Frequently asked questions
Can Danish patients use Flensburg dentists under cross-border rules?
Yes. Danish residents may receive treatment in Flensburg and seek reimbursement through the Danish Patient Mobility Directive route or via direct prior authorisation. Most central Flensburg practices have routine experience with Danish documentation and several display Danish-language signage. Reimbursement is capped at what the equivalent treatment would cost in Denmark, so high-end implant or aesthetic work is usually self-paid. Patients should obtain itemised invoices coded to GOZ items and keep treatment plans, as Udbetaling Danmark and private Danish insurers require these for processing.
Are English- or Danish-speaking dentists common in Flensburg?
Danish-speaking staff are widespread given the bilingual border population and the recognised Danish minority; many practices in the Altstadt and Duborg-Skolen catchment routinely consult in Danish. English is generally available at practices serving the university and naval communities, though it is not universal — phoning ahead to confirm is sensible, particularly for complex consent discussions around surgery, sedation or prosthetics.
Where do Flensburg dentists refer oral-surgery or hospital cases?
Routine surgical extractions and implant placement are handled in-house at larger practices such as those on the Ballastkai. Hospital-level maxillofacial surgery, oncology resections and major trauma are referred to Diako Krankenhaus Flensburg for stabilisation, with onward transfer to the UKSH Kiel maxillofacial department for specialist operative care. Orthognathic and cleft work is concentrated at UKSH.
How quickly can a new patient get an appointment?
Routine new-patient slots in central Flensburg typically open within two to four weeks; orthodontic assessments at Südermarkt and similar practices can run six to ten weeks. Acute pain is usually accommodated same-day or next-day through emergency slots most practices reserve each morning. Children and Bonusheft-holders are prioritised for prophylaxis bookings.
Do Flensburg practices accept the GKV Bonusheft?

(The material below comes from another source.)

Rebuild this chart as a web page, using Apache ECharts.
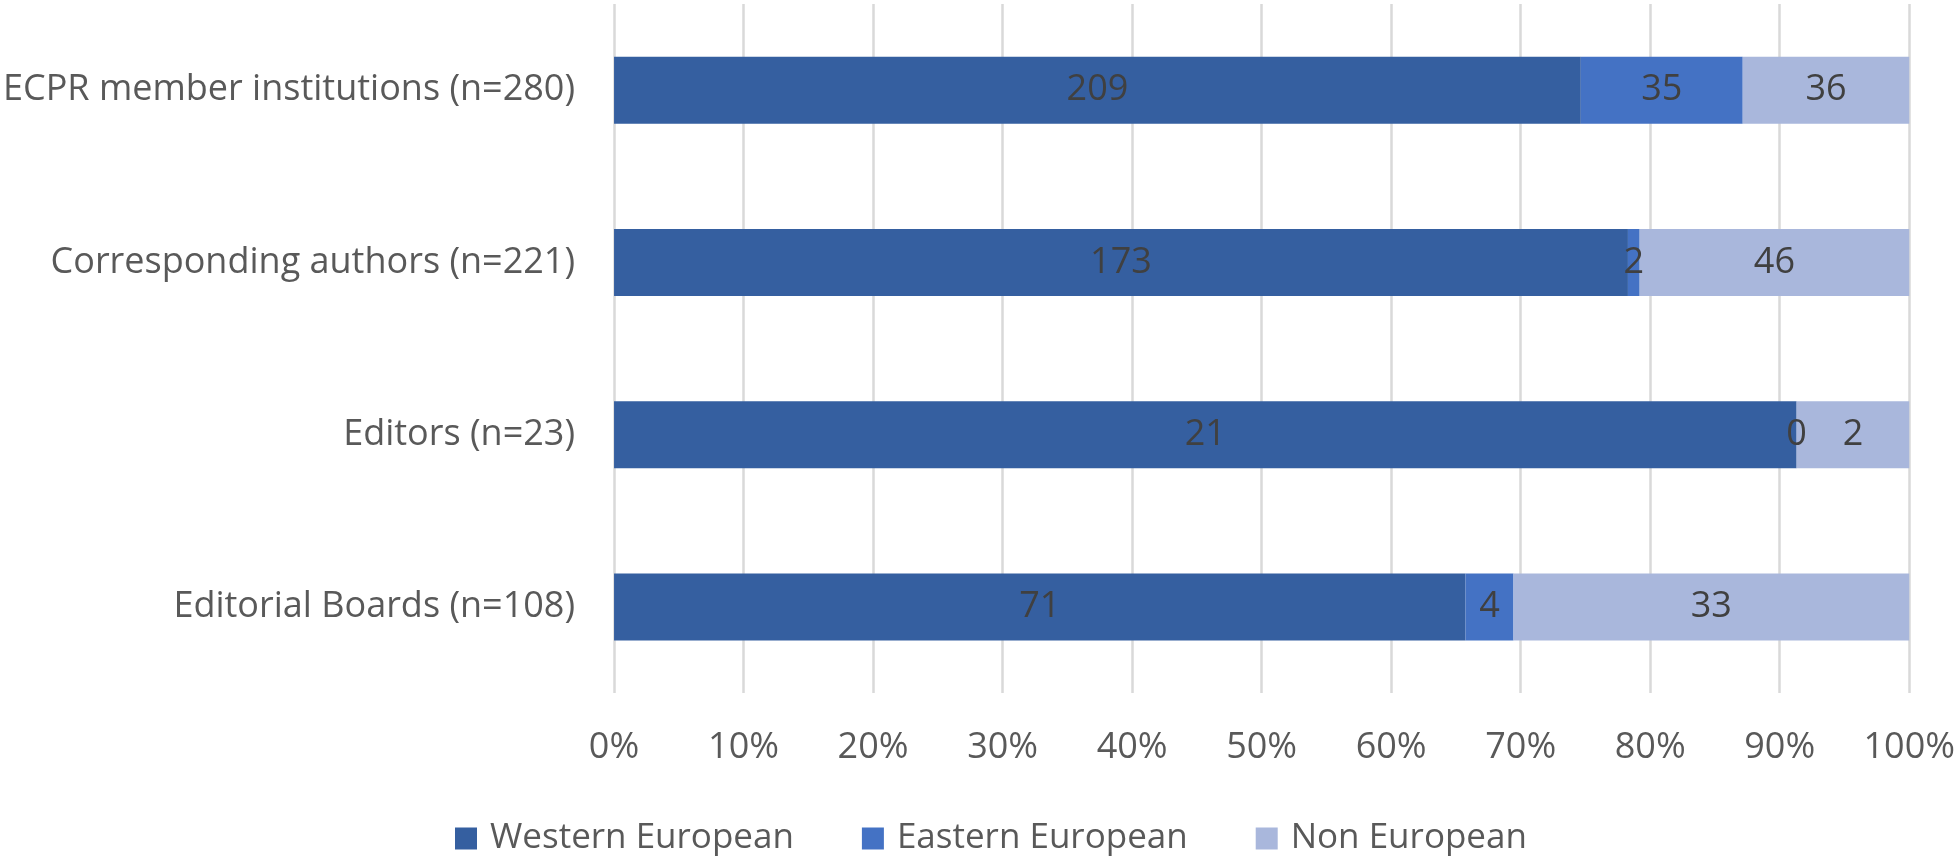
<!DOCTYPE html>
<html>
<head>
<meta charset="utf-8">
<title>Origin by group</title>
<script src="https://cdn.jsdelivr.net/npm/echarts@6/dist/echarts.min.js"></script>
<style>
  html, body { margin: 0; padding: 0; background: #fff; }
  #chart { width: 1958px; height: 858px; }
</style>
</head>
<body>
<div id="chart"></div>
<script>
// categories, top to bottom
const categories = [
  'ECPR member institutions (n=280)',
  'Corresponding authors (n=221)',
  'Editors (n=23)',
  'Editorial Boards (n=108)',
]

// counts per group
const western = [209, 173, 21, 71]
const eastern = [35, 2, 0, 4]
const nonEuropean = [36, 46, 2, 33]

const seriesNames = ['Western European', 'Eastern European', 'Non European']
const colors = ['#355fa0', '#4472c4', '#a9b7dc']

const FONT = '"Open Sans", sans-serif'
const FONT_SIZE = 36

const totals = categories.map((_, i) => western[i] + eastern[i] + nonEuropean[i])

function share(list) {
  return list.map((v, i) => (v / totals[i]) * 100)
}

function makeSeries(name, counts, color) {
  return {
    name,
    type: 'bar',
    stack: 'all',
    barWidth: 67,
    data: share(counts),
    itemStyle: { color },
    label: {
      show: true,
      position: 'inside',
      color: '#404040',
      fontFamily: FONT,
      fontSize: FONT_SIZE,
      formatter: (p) => String(counts[p.dataIndex]),
    },
    emphasis: { disabled: true },
  }
}

function getOption() {
  return {
    animation: false,
    textStyle: { fontFamily: FONT },
    grid: { left: 613, right: 45, top: 4, bottom: 165, containLabel: false },
    xAxis: {
      type: 'value',
      min: 0,
      max: 100,
      interval: 10,
      axisLine: { show: false },
      axisTick: { show: false },
      axisLabel: {
        color: '#595959',
        fontFamily: FONT,
        fontSize: FONT_SIZE,
        margin: 37,
        formatter: '{value}%',
      },
      splitLine: { show: true, lineStyle: { color: '#d9d9d9', width: 2.5 } },
    },
    yAxis: {
      type: 'category',
      inverse: true,
      data: categories,
      axisLine: { show: false },
      axisTick: { show: false },
      axisLabel: {
        color: '#595959',
        fontFamily: FONT,
        fontSize: FONT_SIZE,
        margin: 39,
      },
    },
    legend: {
      left: 450,
      top: 816,
      icon: 'rect',
      itemWidth: 22,
      itemHeight: 22,
      itemGap: 68,
      textStyle: {
        color: '#595959',
        fontFamily: FONT,
        fontSize: 35,
        padding: [0, 0, 0, 8],
      },
      data: seriesNames,
    },
    series: [
      makeSeries(seriesNames[0], western, colors[0]),
      makeSeries(seriesNames[1], eastern, colors[1]),
      makeSeries(seriesNames[2], nonEuropean, colors[2]),
    ],
  }
}

function initChart() {
  const el = document.getElementById('chart')
  const chart = echarts.init(el)
  chart.setOption(getOption())
}

initChart()
</script>
</body>
</html>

Yes. All statutory-contract practices stamp the Bonusheft at annual check-ups, which raises the Festzuschuss for future prosthetic work by 20% after five consecutive years and 30% after ten. Bring the booklet to every appointment; replacements are issued by your Krankenkasse if lost, but missed years cannot be recovered retrospectively.
Safety note
This directory is informational only and is not medical advice; consult a licensed dental clinic in Flensburg for individual diagnosis, treatment planning and clinical decisions.